The biggest shift isn't just the tools—it's the mindset. Analysts explain what happened; Engineers build systems that decide what will happen. I made this jump in 2023. For me, the hardest part was learning "Software Engineering" best practices. Writing a script for a one-time report is very different from writing a production-grade ML pipeline that needs to handle thousands of requests per second. You need to master Python (not just notebooks, but actual .py modules), Git, and how to serve a model using FastAPI. If you can take a model and wrap it in an API that a web dev can use, you are officially an ML Engineer.

0
GR
Answered on 12-01-2025

Melissa, that is spot on about the "Software Engineering" part. Do you think it's worth getting a specific Cloud Certification (like AWS Machine Learning Specialty) during this transition, or is a strong GitHub portfolio more convincing to hiring managers?

ME 15-01-2025

Gregory, a portfolio always beats a certificate in my experience.

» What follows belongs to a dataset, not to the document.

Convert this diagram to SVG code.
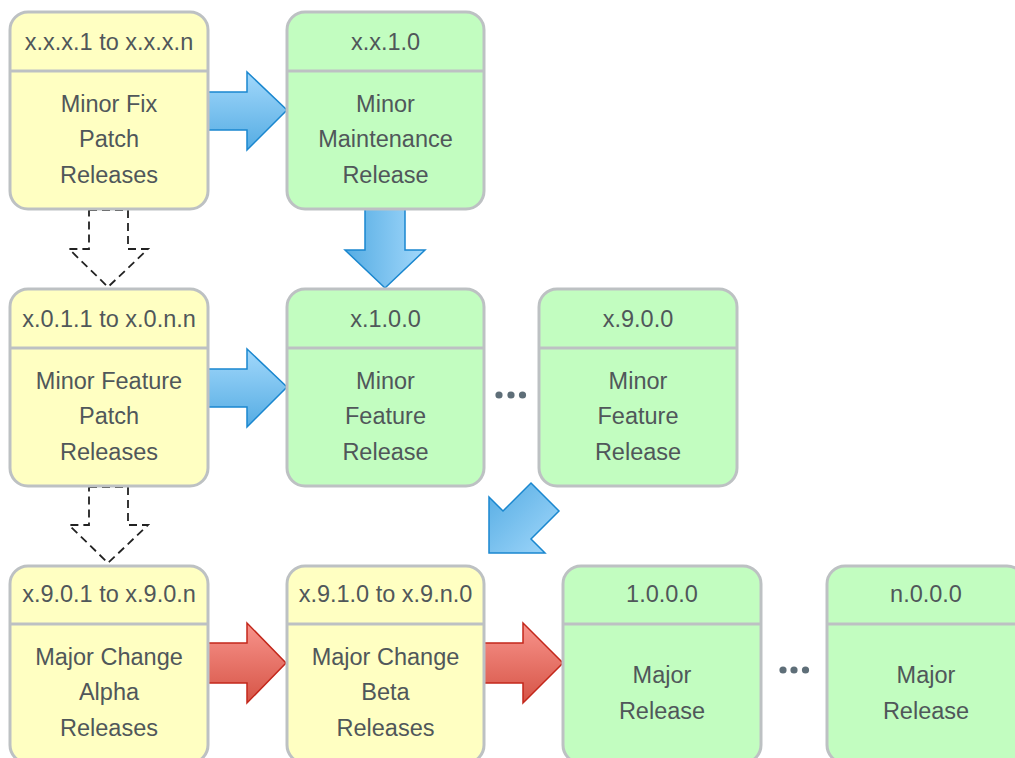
<svg xmlns="http://www.w3.org/2000/svg" width="1015" height="758" viewBox="0 0 1015 758">
<style>
.box{stroke:#bdc1c3;stroke-width:3}
.y{fill:#ffffc2}
.g{fill:#c2fdc0}
.div{stroke:#bdc1c3;stroke-width:3}
text{font-family:"Liberation Sans",Arial,sans-serif;font-size:23.5px;fill:#50575a;text-anchor:middle}
.blue{stroke:#1a87cf;stroke-width:1.5;stroke-linejoin:miter}
.red{stroke:#c3271b;stroke-width:1.5;fill:url(#gr)}
.dash{fill:none;stroke:#222;stroke-width:1.8;stroke-dasharray:8 5}
.dot{fill:#5e6e78}
</style>
<defs>
<linearGradient id="gbr" x1="0" y1="0" x2="0" y2="1"><stop offset="0" stop-color="#a2d8fb"/><stop offset="1" stop-color="#55ace3"/></linearGradient>
<linearGradient id="gbd" x1="0" y1="0" x2="1" y2="0"><stop offset="0" stop-color="#55ace3"/><stop offset="1" stop-color="#a2d8fb"/></linearGradient>
<linearGradient id="gbdiag" x1="0" y1="0" x2="1" y2="1"><stop offset="0" stop-color="#55ace3"/><stop offset="1" stop-color="#a2d8fb"/></linearGradient>
<linearGradient id="gr" x1="0" y1="0" x2="0" y2="1"><stop offset="0" stop-color="#f8948c"/><stop offset="1" stop-color="#d65446"/></linearGradient>
</defs>

<g id="connectors">
<polygon class="blue" fill="url(#gbr)" points="208,92 247,92 247,72 287,110 247,150 247,130 208,130"/>
<polygon class="blue" fill="url(#gbd)" points="365,208 405,208 405,250 425,250 385,288 345,250 365,250"/>
<polygon class="blue" fill="url(#gbr)" points="208,369 247,369 247,349 287,387 247,427 247,407 208,407"/>
<polygon class="blue" fill="url(#gbdiag)" points="489,553 489,497 503,511 531,483 559,511 531,539 545,553"/>
<polygon class="red" points="208,643 247,643 247,623 286,663 247,703 247,683 208,683"/>
<polygon class="red" points="484,643 523,643 523,623 563,663 523,703 523,683 484,683"/>
<polygon class="dash" points="89,210 128,210 128,249 148,249 108,287 69,249 89,249"/>
<polygon class="dash" points="89,487 128,487 128,525 148,525 108,563 69,525 89,525"/>
<g id="ellipsis1"><circle class="dot" cx="499" cy="395" r="3.6"/><circle class="dot" cx="511" cy="395" r="3.6"/><circle class="dot" cx="522.5" cy="395" r="3.6"/></g>
<g id="ellipsis2"><circle class="dot" cx="783" cy="670" r="3.6"/><circle class="dot" cx="794" cy="670" r="3.6"/><circle class="dot" cx="805.5" cy="670" r="3.6"/></g>
</g>

<g id="n1"><rect class="box y" x="10" y="12" width="198" height="197" rx="18"/><line class="div" x1="10" y1="71" x2="208" y2="71"/>
<text x="109" y="50">x.x.x.1 to x.x.x.n</text><text x="109" y="112">Minor Fix</text><text x="109" y="147">Patch</text><text x="109" y="183">Releases</text></g>

<g id="n2"><rect class="box g" x="287" y="12" width="197" height="197" rx="18"/><line class="div" x1="287" y1="71" x2="484" y2="71"/>
<text x="385.5" y="50">x.x.1.0</text><text x="385.5" y="112">Minor</text><text x="385.5" y="147">Maintenance</text><text x="385.5" y="183">Release</text></g>

<g id="n3"><rect class="box y" x="10" y="289" width="198" height="197" rx="18"/><line class="div" x1="10" y1="348" x2="208" y2="348"/>
<text x="109" y="327">x.0.1.1 to x.0.n.n</text><text x="109" y="389">Minor Feature</text><text x="109" y="424">Patch</text><text x="109" y="460">Releases</text></g>

<g id="n4"><rect class="box g" x="287" y="289" width="197" height="197" rx="18"/><line class="div" x1="287" y1="348" x2="484" y2="348"/>
<text x="385.5" y="327">x.1.0.0</text><text x="385.5" y="389">Minor</text><text x="385.5" y="424">Feature</text><text x="385.5" y="460">Release</text></g>

<g id="n5"><rect class="box g" x="539" y="289" width="198" height="197" rx="18"/><line class="div" x1="539" y1="348" x2="737" y2="348"/>
<text x="638" y="327">x.9.0.0</text><text x="638" y="389">Minor</text><text x="638" y="424">Feature</text><text x="638" y="460">Release</text></g>

<g id="n6"><rect class="box y" x="10" y="566" width="198" height="197" rx="18"/><line class="div" x1="10" y1="624" x2="208" y2="624"/>
<text x="109" y="602">x.9.0.1 to x.9.0.n</text><text x="109" y="665">Major Change</text><text x="109" y="700">Alpha</text><text x="109" y="736">Releases</text></g>

<g id="n7"><rect class="box y" x="287" y="566" width="197" height="197" rx="18"/><line class="div" x1="287" y1="624" x2="484" y2="624"/>
<text x="385.5" y="602">x.9.1.0 to x.9.n.0</text><text x="385.5" y="665">Major Change</text><text x="385.5" y="700">Beta</text><text x="385.5" y="736">Releases</text></g>

<g id="n8"><rect class="box g" x="563" y="566" width="198" height="197" rx="18"/><line class="div" x1="563" y1="624" x2="761" y2="624"/>
<text x="662" y="602">1.0.0.0</text><text x="662" y="683">Major</text><text x="662" y="719">Release</text></g>

<g id="n9"><rect class="box g" x="827" y="566" width="198" height="197" rx="18"/><line class="div" x1="827" y1="624" x2="1025" y2="624"/>
<text x="926" y="602">n.0.0.0</text><text x="926" y="683">Major</text><text x="926" y="719">Release</text></g>
</svg>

A certificate shows you can pass a test; a GitHub repo showing a deployed model with a "ReadMe" that explains your deployment choices shows you can actually do the job. If you have the time, do both, but if you have to choose, build a project that uses AWS or Azure in a real-world scenario and document it thoroughly.

0
DI
Answered on 18-01-2025

Don't underestimate "Feature Engineering." As an analyst, you're already good at finding patterns. Applying that to create the right inputs for a model is your "secret weapon."

JU 21-01-2025

I totally agree with Diane. Justin, your analytical background means you already know how to talk to the business, which is a rare skill in the purely technical ML world. Use that to your advantage!